Just like when it comes to drafting Mono-Red Aggro, the Cube designer is successful at seeding the archetype by featuring a high volume of cheap aggressive cards in the Cube, and being mindful of the sorts of large blockers and lifegain effects the red deck will have to combat. There’s a significant delta with regard to how impactful Goblin Guide or even Ragavan, Nimble Pilferer can be as it pertains to opposing access to blockers and removal spells. The most important note that I have, and one that I keep repeating, is that the volume of good aggressive red cards and nature of opposing decks matter than what the most powerful aggressive red cards are.
I will say that there is a line where the cards you can feature to support Mono-Red Aggro can be too weak, and/or too narrow. I already discussed how Goblins is a generally narrow lane, but now I want to call attention to Lava Spike as a fundamentally flawed Cube card. Unless your Cube has some kind of color restriction, you’ll rarely see so much as two great red aggressive decks at one table. Lava Spike has essentially zero play to it in Cube, and it goes in exactly one deck — a deck that is generally more interested in Mizzium Mortars than Flame Rift. While it is true that Jackal Pup is a weaker card in many ways than Lava Spike, it is a much better ingredient in Cube than one-shot burn effects that can’t remove blockers.

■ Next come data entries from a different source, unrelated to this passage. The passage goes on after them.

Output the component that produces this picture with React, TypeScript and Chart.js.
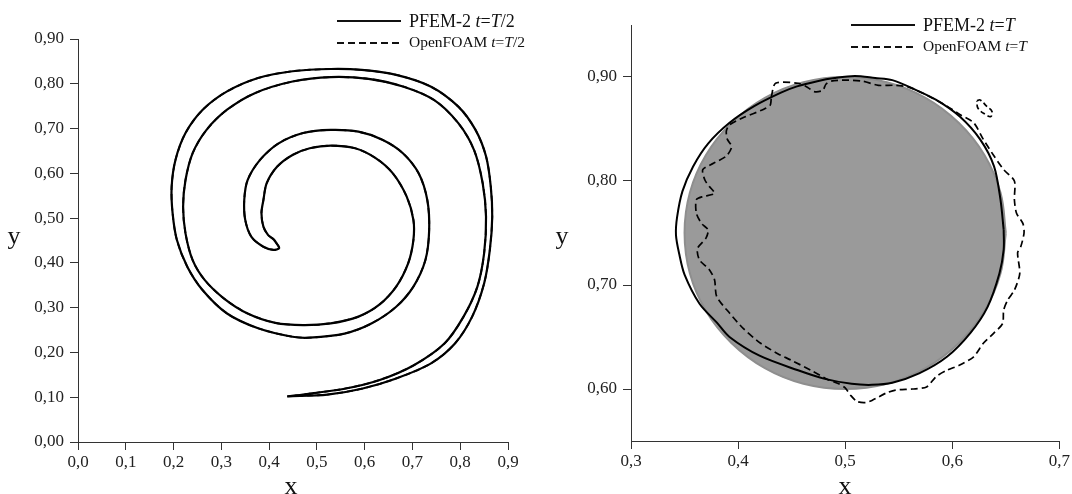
import React, { useEffect, useRef } from 'react';
import { Chart, registerables } from 'chart.js';

Chart.register(...registerables);

const FONT = '"Liberation Serif", "Times New Roman", serif';

// ---------- Left panel: t = T/2 (spiral filament, closed contour) ----------
const spiralX = [
  0.438, 0.522, 0.594, 0.666, 0.738, 0.789, 0.825, 0.850, 0.862, 0.867, 0.864, 0.854, 0.832, 0.796, 0.738, 0.666, 0.594,
  0.529, 0.449, 0.377, 0.312, 0.261, 0.225, 0.204, 0.196, 0.198, 0.207, 0.229, 0.261, 0.312, 0.377, 0.449, 0.485, 0.558,
  0.615, 0.666, 0.702, 0.727, 0.735, 0.731, 0.713, 0.680, 0.637, 0.587, 0.529, 0.471, 0.420, 0.381, 0.355, 0.348, 0.350,
  0.363, 0.388, 0.409, 0.421, 0.416,
  0.409, 0.398, 0.388, 0.384, 0.388, 0.395, 0.417, 0.449, 0.485, 0.529, 0.580, 0.623, 0.659, 0.688, 0.702, 0.702, 0.691,
  0.666, 0.630, 0.587, 0.529, 0.471, 0.413, 0.355, 0.305, 0.265, 0.240, 0.225, 0.220, 0.225, 0.240, 0.269, 0.312, 0.370,
  0.449, 0.529, 0.608, 0.680, 0.745, 0.796, 0.829, 0.847, 0.854, 0.850, 0.836, 0.807, 0.767, 0.702, 0.630, 0.558, 0.485,
  0.457, 0.438,
];
const spiralY = [
  0.102, 0.106, 0.119, 0.142, 0.175, 0.220, 0.280, 0.354, 0.429, 0.503, 0.570, 0.638, 0.697, 0.749, 0.794, 0.820, 0.831,
  0.833, 0.828, 0.813, 0.783, 0.742, 0.690, 0.630, 0.570, 0.511, 0.451, 0.391, 0.339, 0.287, 0.254, 0.235, 0.233, 0.242,
  0.265, 0.302, 0.347, 0.406, 0.473, 0.541, 0.600, 0.645, 0.675, 0.693, 0.697, 0.690, 0.667, 0.630, 0.585, 0.541, 0.496,
  0.458, 0.436, 0.429, 0.433, 0.443,
  0.453, 0.462, 0.481, 0.511, 0.540, 0.578, 0.615, 0.641, 0.656, 0.662, 0.656, 0.634, 0.600, 0.548, 0.496, 0.451, 0.399,
  0.347, 0.306, 0.280, 0.265, 0.261, 0.266, 0.287, 0.321, 0.362, 0.406, 0.466, 0.526, 0.585, 0.645, 0.697, 0.742, 0.779,
  0.805, 0.815, 0.811, 0.794, 0.764, 0.712, 0.652, 0.578, 0.503, 0.421, 0.347, 0.280, 0.220, 0.171, 0.138, 0.119, 0.108,
  0.104, 0.102,
];

const LEFT_X_TICKS = [0, 0.1, 0.2, 0.3, 0.4, 0.5, 0.6, 0.7, 0.8, 0.9];
const LEFT_Y_TICKS = [0, 0.1, 0.2, 0.3, 0.4, 0.5, 0.6, 0.7, 0.8, 0.9];

// ---------- Right panel: t = T ----------
const circleX = [
  0.650, 0.645, 0.630, 0.606, 0.575, 0.539, 0.500, 0.461, 0.425, 0.394, 0.370, 0.355, 0.350, 0.355, 0.370, 0.394, 0.425,
  0.461, 0.500, 0.539, 0.575, 0.606, 0.630, 0.645, 0.650,
];
const circleY = [
  0.750, 0.789, 0.825, 0.856, 0.880, 0.895, 0.900, 0.895, 0.880, 0.856, 0.825, 0.789, 0.750, 0.711, 0.675, 0.644, 0.620,
  0.605, 0.600, 0.605, 0.620, 0.644, 0.675, 0.711, 0.750,
];

const pfemTX = [
  0.648, 0.645, 0.639, 0.626, 0.607, 0.585, 0.563, 0.544, 0.528, 0.509, 0.490, 0.474, 0.455, 0.440, 0.415, 0.392, 0.372,
  0.358, 0.348, 0.343, 0.342, 0.345, 0.350, 0.364, 0.380, 0.392, 0.420, 0.456, 0.480, 0.506, 0.525, 0.544, 0.569, 0.595,
  0.617, 0.633, 0.644, 0.648, 0.648,
];
const pfemTY = [
  0.753, 0.782, 0.814, 0.840, 0.862, 0.878, 0.889, 0.897, 0.899, 0.901, 0.899, 0.896, 0.891, 0.885, 0.872, 0.856, 0.836,
  0.814, 0.790, 0.765, 0.748, 0.730, 0.710, 0.682, 0.664, 0.650, 0.632, 0.618, 0.610, 0.605, 0.604, 0.606, 0.615, 0.631,
  0.654, 0.679, 0.711, 0.734, 0.753,
];

const foamTX = [
  0.431, 0.435, 0.456, 0.465, 0.471, 0.479, 0.482, 0.487, 0.500, 0.516, 0.531, 0.547, 0.560, 0.579, 0.595, 0.607, 0.620,
  0.629, 0.639, 0.648, 0.658, 0.658, 0.660, 0.666, 0.667, 0.664, 0.661, 0.663, 0.658, 0.652, 0.648, 0.647, 0.639, 0.629,
  0.620, 0.607, 0.595, 0.585, 0.576, 0.563, 0.547, 0.538, 0.525, 0.519, 0.511, 0.505, 0.500, 0.494, 0.484, 0.468, 0.449,
  0.437, 0.421, 0.405, 0.392, 0.380, 0.378, 0.373, 0.364, 0.362, 0.370, 0.372, 0.366, 0.361, 0.361, 0.367, 0.378, 0.373,
  0.369, 0.367, 0.377, 0.389, 0.394, 0.390, 0.389, 0.392, 0.405, 0.424, 0.430, 0.431,
];
const foamTY = [
  0.881, 0.894, 0.894, 0.890, 0.886, 0.887, 0.893, 0.896, 0.897, 0.896, 0.892, 0.892, 0.890, 0.881, 0.872, 0.864, 0.856,
  0.840, 0.824, 0.811, 0.800, 0.782, 0.769, 0.759, 0.750, 0.737, 0.731, 0.711, 0.695, 0.686, 0.676, 0.663, 0.654, 0.644,
  0.631, 0.623, 0.618, 0.612, 0.602, 0.600, 0.599, 0.596, 0.589, 0.587, 0.588, 0.594, 0.601, 0.605, 0.609, 0.618, 0.628,
  0.634, 0.644, 0.658, 0.673, 0.689, 0.705, 0.715, 0.724, 0.735, 0.745, 0.753, 0.759, 0.769, 0.782, 0.785, 0.788, 0.795,
  0.801, 0.811, 0.817, 0.824, 0.833, 0.840, 0.848, 0.854, 0.861, 0.869, 0.873, 0.881,
];

// small detached OpenFOAM droplet
const blobX = [0.623, 0.626, 0.632, 0.637, 0.636, 0.631, 0.624, 0.623];
const blobY = [0.877, 0.878, 0.872, 0.867, 0.862, 0.864, 0.870, 0.877];

const RIGHT_X_TICKS = [0.3, 0.4, 0.5, 0.6, 0.7];
const RIGHT_Y_TICKS = [0.6, 0.7, 0.8, 0.9];

const LEFT_LEGEND = [
  [['PFEM-2 ', false], ['t', true], ['=', false], ['T', true], ['/2', false]],
  [['OpenFOAM ', false], ['t', true], ['=', false], ['T', true], ['/2', false]],
];
const RIGHT_LEGEND = [
  [['PFEM-2 ', false], ['t', true], ['=', false], ['T', true]],
  [['OpenFOAM ', false], ['t', true], ['=', false], ['T', true]],
];

const pts = (xs: number[], ys: number[]) => xs.map((x, i) => ({ x, y: ys[i] }));

type Parts = (string | boolean)[][];

function drawRich(ctx: CanvasRenderingContext2D, parts: Parts, x: number, y: number, size: number) {
  let cx = x;
  for (const [t, it] of parts) {
    ctx.font = `${it ? 'italic ' : ''}${size}px ${FONT}`;
    ctx.fillText(t as string, cx, y);
    cx += ctx.measureText(t as string).width;
  }
}

function makeAnnot(cfg: any) {
  return {
    id: 'annot',
    afterDraw(chart: any) {
      const ctx: CanvasRenderingContext2D = chart.ctx;
      ctx.save();
      ctx.fillStyle = '#111';
      ctx.strokeStyle = '#111';
      ctx.textBaseline = 'alphabetic';
      ctx.textAlign = 'left';
      // legend line 1 (solid)
      ctx.lineWidth = 2;
      ctx.setLineDash([]);
      ctx.beginPath();
      ctx.moveTo(cfg.lx0, cfg.ly1);
      ctx.lineTo(cfg.lx1, cfg.ly1);
      ctx.stroke();
      drawRich(ctx, cfg.legend[0], cfg.tx, cfg.tb1, 18);
      // legend line 2 (dashed)
      ctx.setLineDash([7, 4]);
      ctx.beginPath();
      ctx.moveTo(cfg.lx0, cfg.ly2);
      ctx.lineTo(cfg.lx1, cfg.ly2);
      ctx.stroke();
      ctx.setLineDash([]);
      drawRich(ctx, cfg.legend[1], cfg.tx, cfg.tb2, 15.5);
      // axis titles
      ctx.font = `26px ${FONT}`;
      ctx.textAlign = 'center';
      ctx.textBaseline = 'middle';
      ctx.fillText('x', cfg.xt[0], cfg.xt[1]);
      ctx.fillText('y', cfg.yt[0], cfg.yt[1]);
      ctx.restore();
    },
  };
}

function axis(min: number, max: number, tickVals: number[], dec: number, fit: (s: any) => void) {
  return {
    type: 'linear',
    min,
    max,
    afterBuildTicks: (s: any) => {
      s.ticks = tickVals.map((v) => ({ value: v }));
    },
    afterFit: fit,
    grid: { drawOnChartArea: false, drawTicks: true, tickLength: 8, color: '#333', lineWidth: 1 },
    border: { display: true, color: '#333', width: 1 },
    ticks: {
      autoSkip: false,
      maxRotation: 0,
      padding: 0,
      color: '#222',
      font: { family: FONT, size: 17 },
      callback: (v: any) => Number(v).toFixed(dec).replace('.', ','),
    },
  };
}

function LeftChart() {
  const ref = useRef<HTMLCanvasElement>(null);
  useEffect(() => {
    const data = pts(spiralX, spiralY);
    const xA: any = axis(0, 0.9, LEFT_X_TICKS, 1, (s: any) => { s.height = 52; });
    xA.ticks.padding = 2;
    const yA: any = axis(0, 0.9, LEFT_Y_TICKS, 2, (s: any) => { s.width = 78; });
    yA.ticks.padding = 6;
    const chart = new Chart(ref.current!, {
      type: 'scatter',
      data: {
        datasets: [
          { label: 'OpenFOAM t=T/2', data, showLine: true, borderColor: '#000', borderWidth: 1.8, borderDash: [6, 4], pointRadius: 0, tension: 0.3, fill: false },
          { label: 'PFEM-2 t=T/2', data, showLine: true, borderColor: '#000', borderWidth: 2.2, pointRadius: 0, tension: 0.3, fill: false },
        ],
      },
      options: {
        responsive: false,
        animation: false,
        layout: { padding: { top: 39, right: 32, left: 0, bottom: 0 } },
        plugins: { legend: { display: false }, tooltip: { enabled: false } },
        scales: { x: xA, y: yA },
      } as any,
      plugins: [
        makeAnnot({ legend: LEFT_LEGEND, lx0: 337, lx1: 401, ly1: 21, ly2: 43, tx: 409, tb1: 27, tb2: 47, xt: [291, 487], yt: [14, 237] }),
      ],
    } as any);
    return () => chart.destroy();
  }, []);
  return <canvas ref={ref} width={540} height={494} style={{ position: 'absolute', left: 0, top: 0, width: 540, height: 494 }} />;
}

function RightChart() {
  const ref = useRef<HTMLCanvasElement>(null);
  useEffect(() => {
    const xA: any = axis(0.3, 0.7, RIGHT_X_TICKS, 1, (s: any) => { s.height = 53; });
    xA.ticks.padding = 2;
    const yA: any = axis(0.55, 0.95, RIGHT_Y_TICKS, 2, (s: any) => { s.width = 91; });
    yA.ticks.padding = 6;
    const chart = new Chart(ref.current!, {
      type: 'scatter',
      data: {
        datasets: [
          { label: 'OpenFOAM t=T', data: pts(foamTX, foamTY), showLine: true, borderColor: '#000', borderWidth: 1.7, borderDash: [7, 4], pointRadius: 0, tension: 0.25, fill: false, order: 0 },
          { label: 'OpenFOAM droplet', data: pts(blobX, blobY), showLine: true, borderColor: '#000', borderWidth: 1.7, borderDash: [5, 3], pointRadius: 0, tension: 0.4, fill: false, order: 0 },
          { label: 'PFEM-2 t=T', data: pts(pfemTX, pfemTY), showLine: true, borderColor: '#000', borderWidth: 2, pointRadius: 0, tension: 0.3, fill: false, order: 1 },
          { label: 'Initial', data: pts(circleX, circleY), showLine: true, borderColor: '#8e8e8e', borderWidth: 2, backgroundColor: '#9a9a9a', pointRadius: 0, tension: 0.4, fill: 'shape', order: 2 },
        ],
      },
      options: {
        responsive: false,
        animation: false,
        layout: { padding: { top: 25, right: 12, left: 0, bottom: 0 } },
        plugins: { legend: { display: false }, tooltip: { enabled: false } },
        scales: { x: xA, y: yA },
      } as any,
      plugins: [
        makeAnnot({ legend: RIGHT_LEGEND, lx0: 311, lx1: 375, ly1: 25, ly2: 47, tx: 383, tb1: 31, tb2: 51, xt: [305, 487], yt: [22, 237] }),
      ],
    } as any);
    return () => chart.destroy();
  }, []);
  return <canvas ref={ref} width={532} height={494} style={{ position: 'absolute', left: 540, top: 0, width: 532, height: 494 }} />;
}

export default function App() {
  return (
    <div style={{ position: 'absolute', left: 0, top: 0, width: 1072, height: 494, background: '#fff', overflow: 'hidden' }}>
      <LeftChart />
      <RightChart />
    </div>
  );
}
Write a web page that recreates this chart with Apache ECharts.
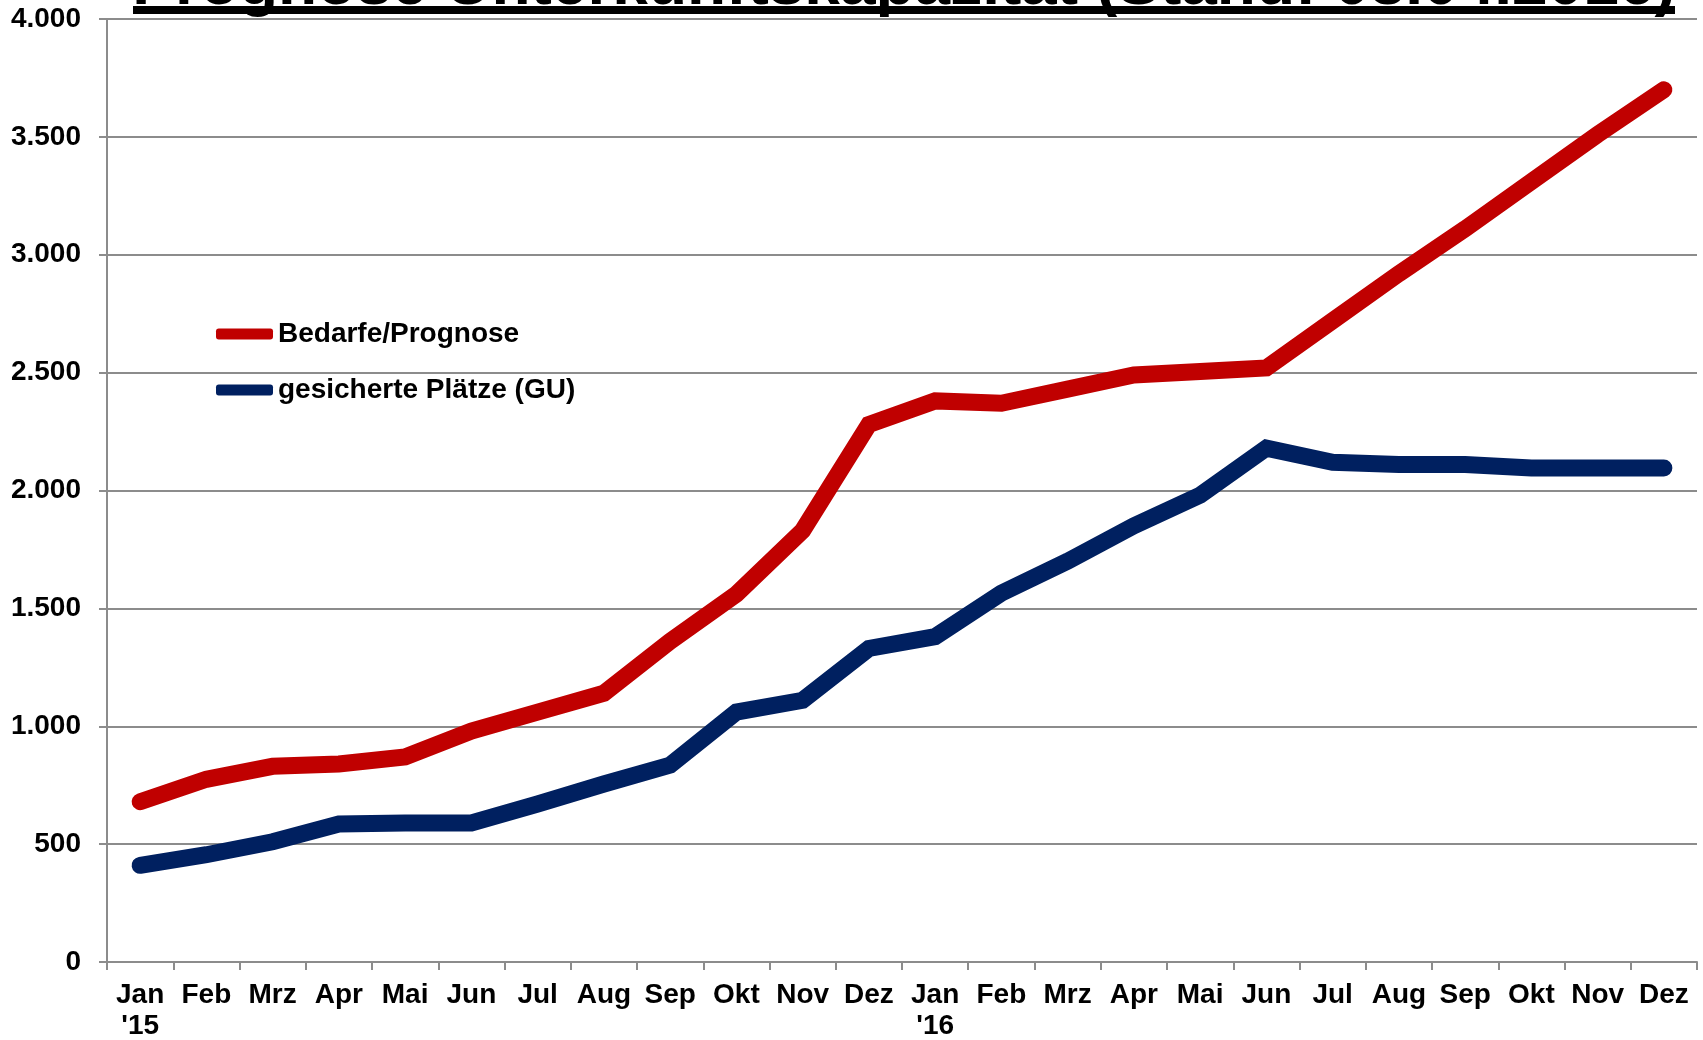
<!DOCTYPE html>
<html>
<head>
<meta charset="utf-8">
<script src="https://cdn.jsdelivr.net/npm/echarts@6/dist/echarts.min.js"></script>
<style>
html,body{margin:0;padding:0;background:#fff;}
#chart{width:1703px;height:1040px;}
</style>
</head>
<body>
<div id="chart"></div>
<script>
const titleText = 'Prognose Unterkunftskapazität (Stand: 08.04.2016)';
const categories = ['Jan\n\'15','Feb','Mrz','Apr','Mai','Jun','Jul','Aug','Sep','Okt','Nov','Dez',
                    'Jan\n\'16','Feb','Mrz','Apr','Mai','Jun','Jul','Aug','Sep','Okt','Nov','Dez'];
const seriesNames = ['Bedarfe/Prognose', 'gesicherte Plätze (GU)'];
const bedarfe = [680, 775, 830, 840, 870, 980, 1060, 1140, 1360, 1560, 1830, 2280,
                 2380, 2370, 2430, 2490, 2505, 2520, 2720, 2920, 3110, 3310, 3510, 3700];
const gesichert = [410, 455, 510, 585, 590, 590, 670, 755, 835, 1060, 1110, 1330,
                   1380, 1565, 1700, 1850, 1980, 2180, 2120, 2110, 2110, 2095, 2095, 2095];
const yTicks = {min: 0, max: 4000, interval: 500};

const chart = echarts.init(document.getElementById('chart'));
const font = '"Liberation Sans", Arial, sans-serif';
chart.setOption({
  animation: false,
  backgroundColor: '#ffffff',
  graphic: [
    {type: 'text', x: 904, y: -14, style: {text: titleText, font: 'bold 64px ' + font, fill: '#000', align: 'center', verticalAlign: 'middle'}},
    {type: 'rect', shape: {x: 133, y: 6, width: 1542, height: 8}, style: {fill: '#000'}}
  ],
  legend: {
    orient: 'vertical',
    left: 211, top: 315,
    itemWidth: 57, itemHeight: 11, itemGap: 28,
    icon: 'roundRect',
    textStyle: {fontFamily: font, fontWeight: 'bold', fontSize: 28, color: '#000', lineHeight: 26},
    data: seriesNames
  },
  grid: {left: 107, right: 6, top: 19, bottom: 78, outerBoundsMode: 'none', containLabel: false},
  xAxis: {
    type: 'category',
    data: categories,
    boundaryGap: true,
    axisLine: {lineStyle: {color: '#8c8c8c', width: 2}},
    axisTick: {show: true, length: 8, lineStyle: {color: '#8c8c8c', width: 2}},
    axisLabel: {interval: 0, margin: 18, fontFamily: font, fontWeight: 'bold', fontSize: 28, color: '#000', lineHeight: 31}
  },
  yAxis: {
    type: 'value',
    min: yTicks.min, max: yTicks.max, interval: yTicks.interval,
    axisLine: {show: true, lineStyle: {color: '#8c8c8c', width: 2}},
    axisTick: {show: true, length: 8, lineStyle: {color: '#8c8c8c', width: 2}},
    splitLine: {lineStyle: {color: '#8c8c8c', width: 2}},
    axisLabel: {margin: 26, fontFamily: font, fontWeight: 'bold', fontSize: 28, color: '#000',
      formatter: v => v >= 1000 ? Math.floor(v/1000) + '.' + String(v % 1000).padStart(3, '0') : String(v)}
  },
  series: [
    {name: seriesNames[0], type: 'line', data: bedarfe, showSymbol: false, symbol: 'none', color: '#C00000',
     lineStyle: {width: 17, color: '#C00000', cap: 'round', join: 'miter'}},
    {name: seriesNames[1], type: 'line', data: gesichert, showSymbol: false, symbol: 'none', color: '#002060',
     lineStyle: {width: 17, color: '#002060', cap: 'round', join: 'miter'}}
  ]
});
</script>
</body>
</html>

Eidolon of the Great Revel and Goblin Chainwhirler are two examples of commonly Cubed cards that basically only play in Mono-Red Aggro that work much better to draw players to the archetype than Lava Spike and company. They’re difficult to cast, but there are games where they’re the best card in your deck, which is what you want out of a narrow card to the extent that you want any narrow cards in your Cube at all. The restrictive casting costs make them great candidates for cards to wheel in Packs 2 and 3, and it’s nice to have a handful of cards that players can plan on wheeling in a particular archetype.
Rather than pushing Mono-Red Aggro with a ton of very specific cards, I find that a lot more fun can be had in facilitating the sideways archetypes. Young Pyromancer is a beloved Cube staple that bridges aggressive red decks to spells-matters strategies, and Sacrifice is another common example that I believe works very well. My favorite less commonly featured example is Madness, which is my most-drafted archetype in my Spooky Cube. Stuff like Goblins that mostly just makes your red decks even more specific or Lava Spike that makes it difficult for them to take a controlling role in any games just won’t work nearly as well in my experience as offering some flexibility in draft lanes.
Whether you’re a love or a hater of Mono-Red Aggro in Cube, it’s one of the most commonly supported Cube archetypes of all time, and is necessarily so simply with regard to the way that red cards are designed. It’s not an archetype that is essential to every Cube, but it’s one that is important to know your way around as both a player and a designer.